- _Work instructions_
Reproduce every line of the material below, but drop the pictures.

┄┄┄┄┄┄

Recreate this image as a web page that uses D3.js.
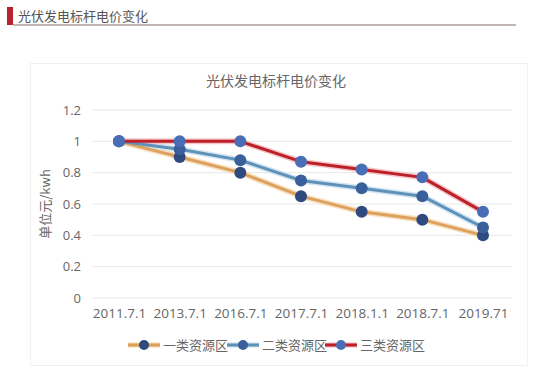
<!DOCTYPE html>
<html><head><meta charset="utf-8">
<script src="https://cdn.jsdelivr.net/npm/d3@7"></script>
<style>body{margin:0;background:#fff;}svg{display:block;font-family:"Noto Sans CJK SC","Microsoft YaHei",sans-serif;}</style>
</head><body><svg id="c" width="554" height="376"></svg>
<script>
const categories = ["2011.7.1","2013.7.1","2016.7.1","2017.7.1","2018.1.1","2018.7.1","2019.71"];
const seriesNames = ["一类资源区","二类资源区","三类资源区"];
const class1 = [1, 0.9, 0.8, 0.65, 0.55, 0.5, 0.4];
const class2 = [1, 0.95, 0.88, 0.75, 0.7, 0.65, 0.45];
const class3 = [1, 1, 1, 0.87, 0.82, 0.77, 0.55];
const yTicks = [0, 0.2, 0.4, 0.6, 0.8, 1, 1.2];
const pageTitle = "光伏发电标杆电价变化";
const chartTitle = "光伏发电标杆电价变化";
const yTitle = "单位元/kwh";

const series = [
  {name: seriesNames[0], values: class1, line: "#DDA15E", glow: "#F6D9B0", dot: "#2E4A7E"},
  {name: seriesNames[1], values: class2, line: "#5E92B8", glow: "#C8DFEF", dot: "#3A609C"},
  {name: seriesNames[2], values: class3, line: "#BE2029", glow: "#F1B9BB", dot: "#4A6EB6"}
];

const svg = d3.select("#c");

// header
svg.append("rect").attr("x",7).attr("y",7).attr("width",6).attr("height",18).attr("fill","#B8232B");
svg.append("line").attr("x1",13).attr("x2",516).attr("y1",25).attr("y2",25).attr("stroke","#8A6A68").attr("stroke-width",1);
svg.append("text").attr("x",18).attr("y",21).attr("font-size",13).attr("fill","#555").text(pageTitle);

// chart box
svg.append("rect").attr("x",30.5).attr("y",63.5).attr("width",497).attr("height",302).attr("fill","#fff").attr("stroke","#f0f0f0");

const x = d3.scalePoint().domain(categories).range([119,483]);
const y = d3.scaleLinear().domain([0,1.2]).range([298,110]);

svg.append("text").attr("x",276).attr("y",86).attr("text-anchor","middle").attr("font-size",14).attr("fill","#666").text(chartTitle);

// grid
svg.append("g").selectAll("line").data(yTicks).join("line")
  .attr("x1",92).attr("x2",512).attr("y1",d=>y(d)).attr("y2",d=>y(d))
  .attr("stroke","#e8e8e8").attr("stroke-width",1);

// y axis
const ya = svg.append("g").attr("transform","translate(81,0)")
  .call(d3.axisLeft(y).tickValues(yTicks).tickSize(0).tickPadding(0).tickFormat(d=>d3.format("~g")(d)));
ya.select(".domain").remove();
ya.selectAll("text").attr("font-size",13).attr("fill","#666").style("font-family","'Open Sans',Roboto,sans-serif");

// x axis
const xa = svg.append("g").attr("transform","translate(0,298)")
  .call(d3.axisBottom(x).tickSize(0).tickPadding(10));
xa.select(".domain").remove();
xa.selectAll("text").attr("font-size",13.5).attr("fill","#666").style("font-family","'Open Sans',Roboto,sans-serif");

svg.append("text").attr("transform","translate(50,204) rotate(-90)").attr("text-anchor","middle")
  .attr("font-size",13).attr("fill","#666").text(yTitle);

const line = d3.line().x((d,i)=>x(categories[i])).y(d=>y(d));
series.forEach(s=>{
  svg.append("path").attr("d",line(s.values)).attr("fill","none").attr("stroke",s.glow).attr("stroke-width",6).attr("stroke-linejoin","round").attr("opacity",0.8);
});
series.forEach(s=>{
  svg.append("path").attr("d",line(s.values)).attr("fill","none").attr("stroke",s.line).attr("stroke-width",3).attr("stroke-linejoin","round");
  svg.append("g").selectAll("circle").data(s.values).join("circle")
    .attr("cx",(d,i)=>x(categories[i])).attr("cy",d=>y(d)).attr("r",6).attr("fill",s.dot);
});

// legend
const legX = [128, 227, 325];
series.forEach((s,i)=>{
  const g = svg.append("g").attr("transform",`translate(${legX[i]},345)`);
  g.append("line").attr("x1",0).attr("x2",32).attr("stroke",s.glow).attr("stroke-width",5);
  g.append("line").attr("x1",0).attr("x2",32).attr("stroke",s.line).attr("stroke-width",3);
  g.append("circle").attr("cx",16).attr("r",5).attr("fill",s.dot);
  g.append("text").attr("x",35).attr("y",5).attr("font-size",13).attr("fill","#666").text(s.name);
});
</script></body></html>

┄┄┄┄┄┄

- _Task response_
Recreate this image as a web page that uses D3.js.
<!DOCTYPE html>
<html><head><meta charset="utf-8">
<script src="https://cdn.jsdelivr.net/npm/d3@7"></script>
<style>body{margin:0;background:#fff;}svg{display:block;font-family:"Noto Sans CJK SC","Microsoft YaHei",sans-serif;}</style>
</head><body><svg id="c" width="554" height="376"></svg>
<script>
const categories = ["2011.7.1","2013.7.1","2016.7.1","2017.7.1","2018.1.1","2018.7.1","2019.71"];
const seriesNames = ["一类资源区","二类资源区","三类资源区"];
const class1 = [1, 0.9, 0.8, 0.65, 0.55, 0.5, 0.4];
const class2 = [1, 0.95, 0.88, 0.75, 0.7, 0.65, 0.45];
const class3 = [1, 1, 1, 0.87, 0.82, 0.77, 0.55];
const yTicks = [0, 0.2, 0.4, 0.6, 0.8, 1, 1.2];
const pageTitle = "光伏发电标杆电价变化";
const chartTitle = "光伏发电标杆电价变化";
const yTitle = "单位元/kwh";

const series = [
  {name: seriesNames[0], values: class1, line: "#DDA15E", glow: "#F6D9B0", dot: "#2E4A7E"},
  {name: seriesNames[1], values: class2, line: "#5E92B8", glow: "#C8DFEF", dot: "#3A609C"},
  {name: seriesNames[2], values: class3, line: "#BE2029", glow: "#F1B9BB", dot: "#4A6EB6"}
];

const svg = d3.select("#c");

// header
svg.append("rect").attr("x",7).attr("y",7).attr("width",6).attr("height",18).attr("fill","#B8232B");
svg.append("line").attr("x1",13).attr("x2",516).attr("y1",25).attr("y2",25).attr("stroke","#8A6A68").attr("stroke-width",1);
svg.append("text").attr("x",18).attr("y",21).attr("font-size",13).attr("fill","#555").text(pageTitle);

// chart box
svg.append("rect").attr("x",30.5).attr("y",63.5).attr("width",497).attr("height",302).attr("fill","#fff").attr("stroke","#f0f0f0");

const x = d3.scalePoint().domain(categories).range([119,483]);
const y = d3.scaleLinear().domain([0,1.2]).range([298,110]);

svg.append("text").attr("x",276).attr("y",86).attr("text-anchor","middle").attr("font-size",14).attr("fill","#666").text(chartTitle);

// grid
svg.append("g").selectAll("line").data(yTicks).join("line")
  .attr("x1",92).attr("x2",512).attr("y1",d=>y(d)).attr("y2",d=>y(d))
  .attr("stroke","#e8e8e8").attr("stroke-width",1);

// y axis
const ya = svg.append("g").attr("transform","translate(81,0)")
  .call(d3.axisLeft(y).tickValues(yTicks).tickSize(0).tickPadding(0).tickFormat(d=>d3.format("~g")(d)));
ya.select(".domain").remove();
ya.selectAll("text").attr("font-size",13).attr("fill","#666").style("font-family","'Open Sans',Roboto,sans-serif");

// x axis
const xa = svg.append("g").attr("transform","translate(0,298)")
  .call(d3.axisBottom(x).tickSize(0).tickPadding(10));
xa.select(".domain").remove();
xa.selectAll("text").attr("font-size",13.5).attr("fill","#666").style("font-family","'Open Sans',Roboto,sans-serif");

svg.append("text").attr("transform","translate(50,204) rotate(-90)").attr("text-anchor","middle")
  .attr("font-size",13).attr("fill","#666").text(yTitle);

const line = d3.line().x((d,i)=>x(categories[i])).y(d=>y(d));
series.forEach(s=>{
  svg.append("path").attr("d",line(s.values)).attr("fill","none").attr("stroke",s.glow).attr("stroke-width",6).attr("stroke-linejoin","round").attr("opacity",0.8);
});
series.forEach(s=>{
  svg.append("path").attr("d",line(s.values)).attr("fill","none").attr("stroke",s.line).attr("stroke-width",3).attr("stroke-linejoin","round");
  svg.append("g").selectAll("circle").data(s.values).join("circle")
    .attr("cx",(d,i)=>x(categories[i])).attr("cy",d=>y(d)).attr("r",6).attr("fill",s.dot);
});

// legend
const legX = [128, 227, 325];
series.forEach((s,i)=>{
  const g = svg.append("g").attr("transform",`translate(${legX[i]},345)`);
  g.append("line").attr("x1",0).attr("x2",32).attr("stroke",s.glow).attr("stroke-width",5);
  g.append("line").attr("x1",0).attr("x2",32).attr("stroke",s.line).attr("stroke-width",3);
  g.append("circle").attr("cx",16).attr("r",5).attr("fill",s.dot);
  g.append("text").attr("x",35).attr("y",5).attr("font-size",13).attr("fill","#666").text(s.name);
});
</script></body></html>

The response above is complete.